Mañana a las siete de la tarde en el Teatro Garibay (Bravo
245 poniente) presentaremos el libro póstumo La balada de tu nombre, de Arcelia C. de Aizpuru. Lo comentaremos Elena Palacios Hernández, Miguel Ángel Centeno y yo, y Lorena Verónica Aizpuru, hija de la autora, leerá algunos poemas. La entrada es
libre. Tuve la suerte de prologarlo; aquí un fragmento de mi preámbulo:
Llegué al taller literario del Teatro Isauro Martínez a
mediados de 2017. Lo que encontré fue un grupo numeroso y cordial, bien
dispuesto a leer, escribir y escuchar. Recuerdo que en la primera sesión ya
estaba allí, siempre en primera fila, siempre atenta, Arcelia Cruces de
Aizpuru. Era evidente que se trataba de la tallerista de mayor edad, y ella no
tenía el menor propósito de ocultar tal condición. Al contrario, con permanente
buen humor reía de sus muchos años de vida, poco más de ochenta en aquel
momento. Veía bien, pero oía mal, así que se ayudaba con un aparato auricular.

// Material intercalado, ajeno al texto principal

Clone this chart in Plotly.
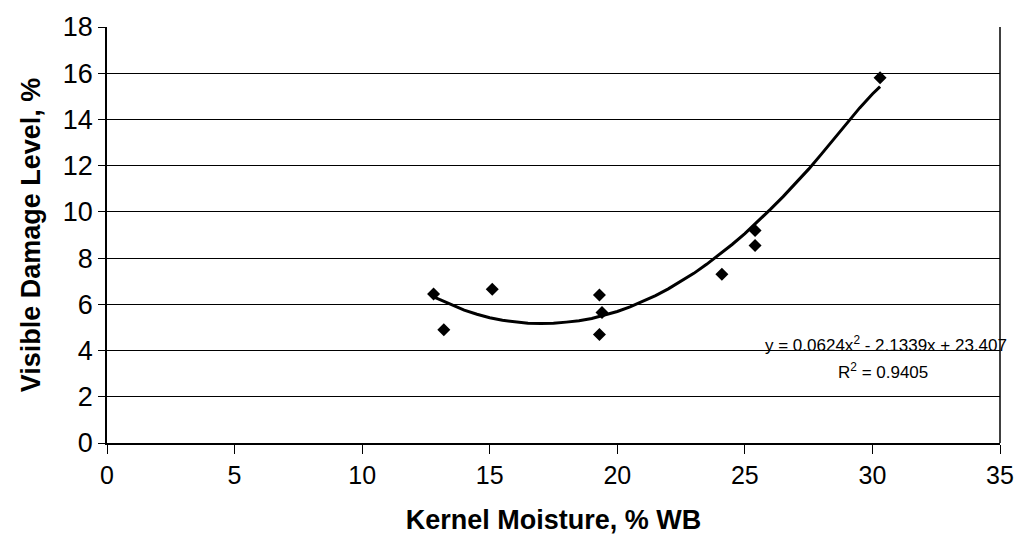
import plotly.graph_objects as go

# Measured data points
moisture = [12.8, 13.2, 15.1, 19.3, 19.4, 19.3, 24.1, 25.4, 25.4, 30.3]
damage = [6.45, 4.9, 6.65, 6.4, 5.65, 4.7, 7.3, 9.2, 8.55, 15.8]

# Trend line
trend_x = [12.8, 13.5, 14, 14.5, 15, 15.5, 16, 16.5, 17, 17.5, 18, 18.5, 19, 19.5, 20,
           20.5, 21, 21.5, 22, 22.5, 23, 23.5, 24, 24.5, 25, 25.5, 26, 26.5, 27,
           27.5, 28, 28.5, 29, 29.5, 30, 30.3]
trend_y = [6.32, 5.97, 5.75, 5.57, 5.42, 5.31, 5.23, 5.18, 5.17, 5.18, 5.23, 5.29, 5.39,
           5.53, 5.69, 5.89, 6.12, 6.38, 6.67, 6.99, 7.34, 7.73, 8.14, 8.59, 9.06, 9.57,
           10.11, 10.66, 11.24, 11.85, 12.5, 13.17, 13.84, 14.5, 15.1, 15.42]

x_ticks = [0, 5, 10, 15, 20, 25, 30, 35]
y_ticks = [0, 2, 4, 6, 8, 10, 12, 14, 16, 18]

eq_text = "y = 0.0624x<sup>2</sup> - 2.1339x + 23.407"
r2_text = "R<sup>2</sup> = 0.9405"

FONT = "Liberation Sans, Arial, Helvetica, sans-serif"

fig = go.Figure()
fig.add_trace(go.Scatter(x=trend_x, y=trend_y, mode="lines",
                         line=dict(color="black", width=3, shape="linear"),
                         hoverinfo="skip", showlegend=False))
fig.add_trace(go.Scatter(x=moisture, y=damage, mode="markers",
                         marker=dict(symbol="diamond", color="black", size=10),
                         showlegend=False))

fig.add_annotation(x=1.01, y=4.3, xref="paper", yref="y", xanchor="right", yanchor="middle",
                   text=eq_text, showarrow=False,
                   font=dict(family=FONT, size=17, color="black"))
fig.add_annotation(x=30.4, y=3.1, xref="x", yref="y", xanchor="center", yanchor="middle",
                   text=r2_text, showarrow=False,
                   font=dict(family=FONT, size=17, color="black"))

fig.update_layout(
    width=1026, height=553,
    margin=dict(l=107, r=23, t=18, b=110),
    paper_bgcolor="white", plot_bgcolor="white",
    font=dict(family=FONT, color="black"),
    xaxis=dict(range=[0, 35], tickvals=x_ticks, ticks="outside", ticklen=9,
               tickcolor="black", showline=True, linecolor="black", linewidth=1.5,
               mirror=False, showgrid=False, zeroline=False,
               tickfont=dict(size=25),
               title=dict(text="<b>Kernel Moisture, % WB</b>", font=dict(size=27), standoff=22)),
    yaxis=dict(range=[0, 18], tickvals=y_ticks, ticks="outside", ticklen=7,
               tickcolor="black", showline=True, linecolor="black", linewidth=1.5,
               showgrid=True, gridcolor="black", gridwidth=1, zeroline=False,
               tickfont=dict(size=27),
               title=dict(text="<b>Visible Damage Level, %</b>", font=dict(size=27), standoff=14)),
)
# right border line of the plot area
fig.add_shape(type="line", xref="paper", yref="paper", x0=1, x1=1, y0=0, y1=1,
              line=dict(color="black", width=1.5))

fig.write_html("out.html")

Todos los sábados llegaba y se iba en taxi, y era de las/los talleristas que
jamás fallaban, salvo por motivos de salud o viaje. Se trataba de una mujer
culta y amable, con carrera profesional y urbanidad de persona de antes.
Los primeros poemas que nos compartió respondían a lo que
había leído y escrito toda su vida: poesía en molde tradicional, con metro y
rima. Mujer de antes, como ya dije, en sus versos dominaba una visión del mundo
que parecía algo anticuada para la estética de nuestro tiempo. Forma y fondo
eran, pues, conservadores, y era lógico y legítimo que así fuera.

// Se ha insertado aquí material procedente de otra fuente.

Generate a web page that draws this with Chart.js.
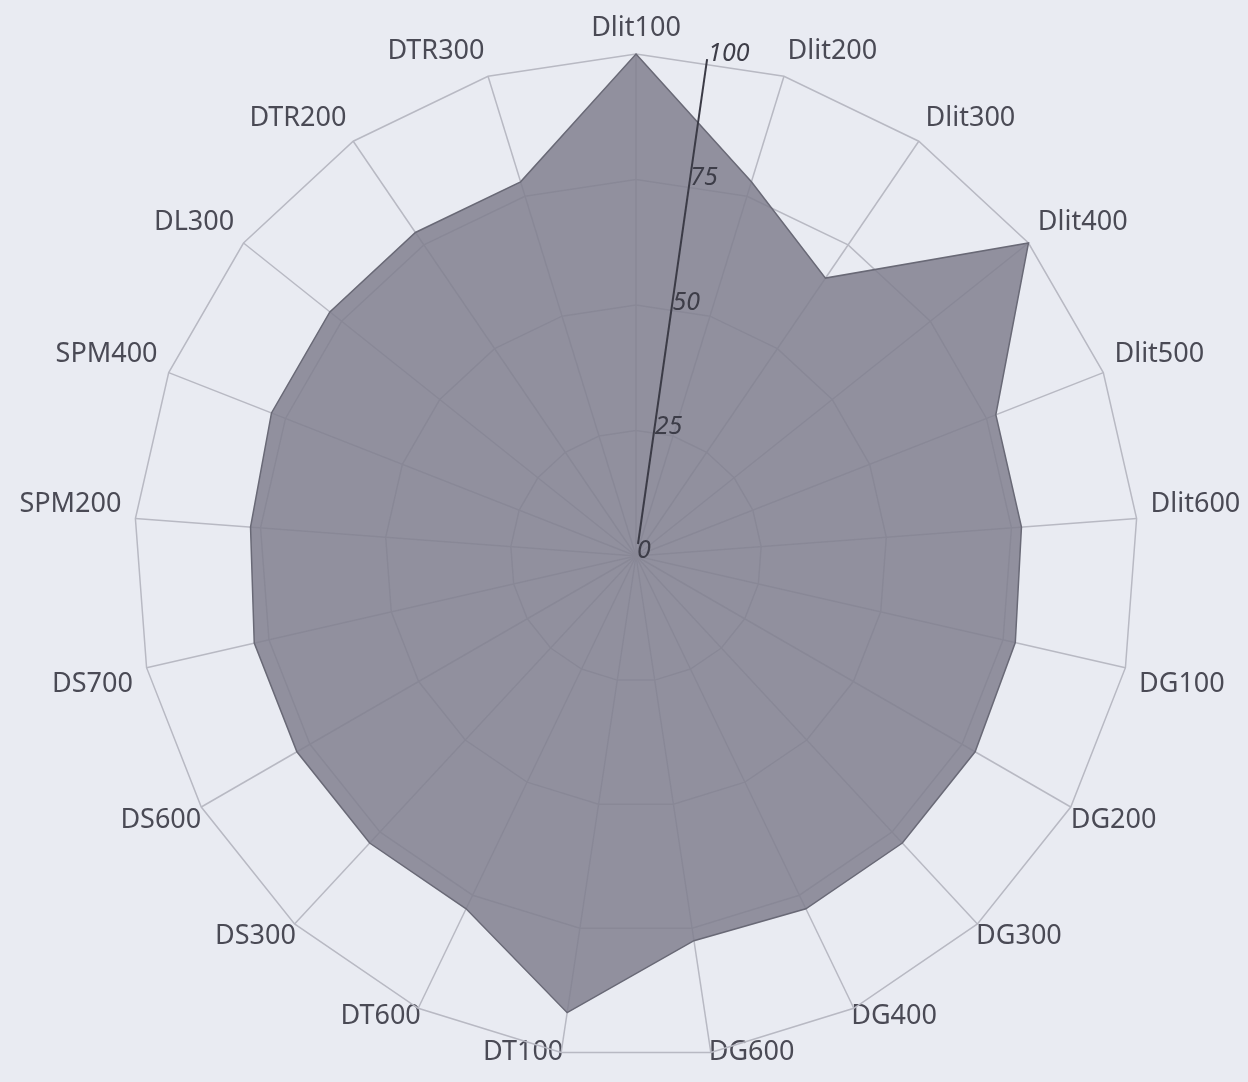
<!DOCTYPE html>
<html>
<head>
<meta charset="utf-8">
<script src="https://cdn.jsdelivr.net/npm/chart.js@4"></script>
<style>
  html, body { margin: 0; padding: 0; background: #e9ebf2; overflow: hidden; }
  #wrap { width: 1248px; height: 1082px; position: relative; }
</style>
</head>
<body>
<div id="wrap"><canvas id="c"></canvas></div>
<script>
const categories = ['Dlit100','Dlit200','Dlit300','Dlit400','Dlit500','Dlit600','DG100','DG200','DG300','DG400','DG600','DT100','DT600','DS300','DS600','DS700','SPM200','SPM400','DL300','DTR200','DTR300'];
const values = [100, 78, 67, 100, 77, 77, 77.5, 78, 78, 78, 77.5, 92, 78, 78, 78, 78, 77, 78, 78, 78, 78];
const tickValues = [0, 25, 50, 75, 100];
const tickLabels = ['0', '25', '50', '75', '100'];

// label offset from the outer ring, by how far the spoke is from the bottom
function labelPad(i, n) {
  const angle = i * 360 / n;
  const d = Math.abs(180 - angle);
  if (d < 15) return -14;
  if (d < 30) return -6;
  if (d < 50) return -2;
  if (d < 70) return 0;
  if (d < 100) return 14;
  return 12;
}

const tiltedAxis = {
  id: 'tiltedAxis',
  afterDatasetsDraw(chart) {
    const s = chart.scales.r;
    const ctx = chart.ctx;
    const n = chart.data.labels.length;
    const ang = s.getIndexAngle(0) - Math.PI / 2 + Math.PI / n * 0.95;
    const cx = s.xCenter, cy = s.yCenter;
    const rMax = s.getDistanceFromCenterForValue(tickValues[tickValues.length - 1]);
    ctx.save();
    ctx.strokeStyle = '#3b3b46';
    ctx.lineWidth = 2;
    ctx.beginPath();
    ctx.moveTo(cx + 2, cy - 12);
    ctx.lineTo(cx + Math.cos(ang) * rMax, cy + Math.sin(ang) * rMax);
    ctx.stroke();
    ctx.fillStyle = '#3d3d48';
    ctx.font = 'italic 25px "Noto Sans"';
    ctx.textAlign = 'left';
    ctx.textBaseline = 'alphabetic';
    tickValues.forEach((v, i) => {
      const r = s.getDistanceFromCenterForValue(v);
      const x = cx + Math.cos(ang) * r;
      const y = cy + Math.sin(ang) * r;
      ctx.fillText(tickLabels[i], x + 1, y + 2);
    });
    ctx.restore();
  }
};

new Chart(document.getElementById('c'), {
  type: 'radar',
  data: {
    labels: categories,
    datasets: [{
      data: values,
      backgroundColor: 'rgba(128,126,142,0.84)',
      borderColor: 'rgba(105,105,118,1)',
      borderWidth: 1.5,
      pointRadius: 0,
      pointHoverRadius: 0,
      fill: true
    }]
  },
  options: {
    responsive: true,
    maintainAspectRatio: false,
    animation: false,
    layout: { padding: { top: 0, bottom: 0, left: 12, right: 0 } },
    plugins: { legend: { display: false }, tooltip: { enabled: false } },
    scales: {
      r: {
        min: 0,
        max: 100,
        ticks: { display: false, stepSize: 25 },
        grid: { color: '#b8b9c3', lineWidth: 1.5 },
        angleLines: { color: '#b8b9c3', lineWidth: 1.5 },
        pointLabels: {
          color: '#4a4a55',
          padding: (c) => labelPad(c.index, categories.length),
          font: { family: '"Noto Sans"', size: 27, lineHeight: 1.0 }
        }
      }
    }
  },
  plugins: [tiltedAxis]
});
</script>
</body>
</html>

Un día llevó un poema cuyo tema le resultaba profundamente
triste. Se refería en él a la ausencia de su esposo, recién fallecido. Para
entender la gravitación de aquella pérdida en el ánimo de Arcelia es necesario
recordar dos detalles de suyo peculiares: su esposo había nacido el mismo día,
el mismo mes y el mismo año que ella, pero en otro lugar de México, y luego de
encontrarse jamás se separaron. La muerte de su compañero representó entonces,
para ella, entrar a una vida harto distinta, y la presencia del ausente comenzó
a manifestarse en todo. Cuando Arcelia llevó la primera estancia del poema que
deseaba escribir sobre su sentimiento de aquel momento, me atreví a sugerirle
—delante de todos los talleristas que la querían y la respetaban y hoy quieren
y respetan su memoria— que no estaba obligada al metro y a la rima, que su
poema podía prescindir de esas ataduras para fluir libre, con la respiración
emocional moviéndose a sus anchas por el papel.
Soy franco: pensé que tal recomendación se quedaría en eso,
en una mera recomendación de taller, pero Arcelia asumió el reto y por primera
vez en su vida deambuló por el verso libre. En la tenue simetría de sus
estrofas se nota todavía la lucha contra el verso medido, pero poco a poco
urdió las secciones del largo poema que constituye la materia de este libro.
Con su pena a cuestas, Arcelia tuvo la enorme y noble
voluntad de buscar con palabras a su ser amado. Creo que lo reencontró y, de
paso, logró que fuéramos testigos privilegiados de tan hermoso empeño: la
búsqueda literaria y vivencial que hoy se materializa en las venideras páginas.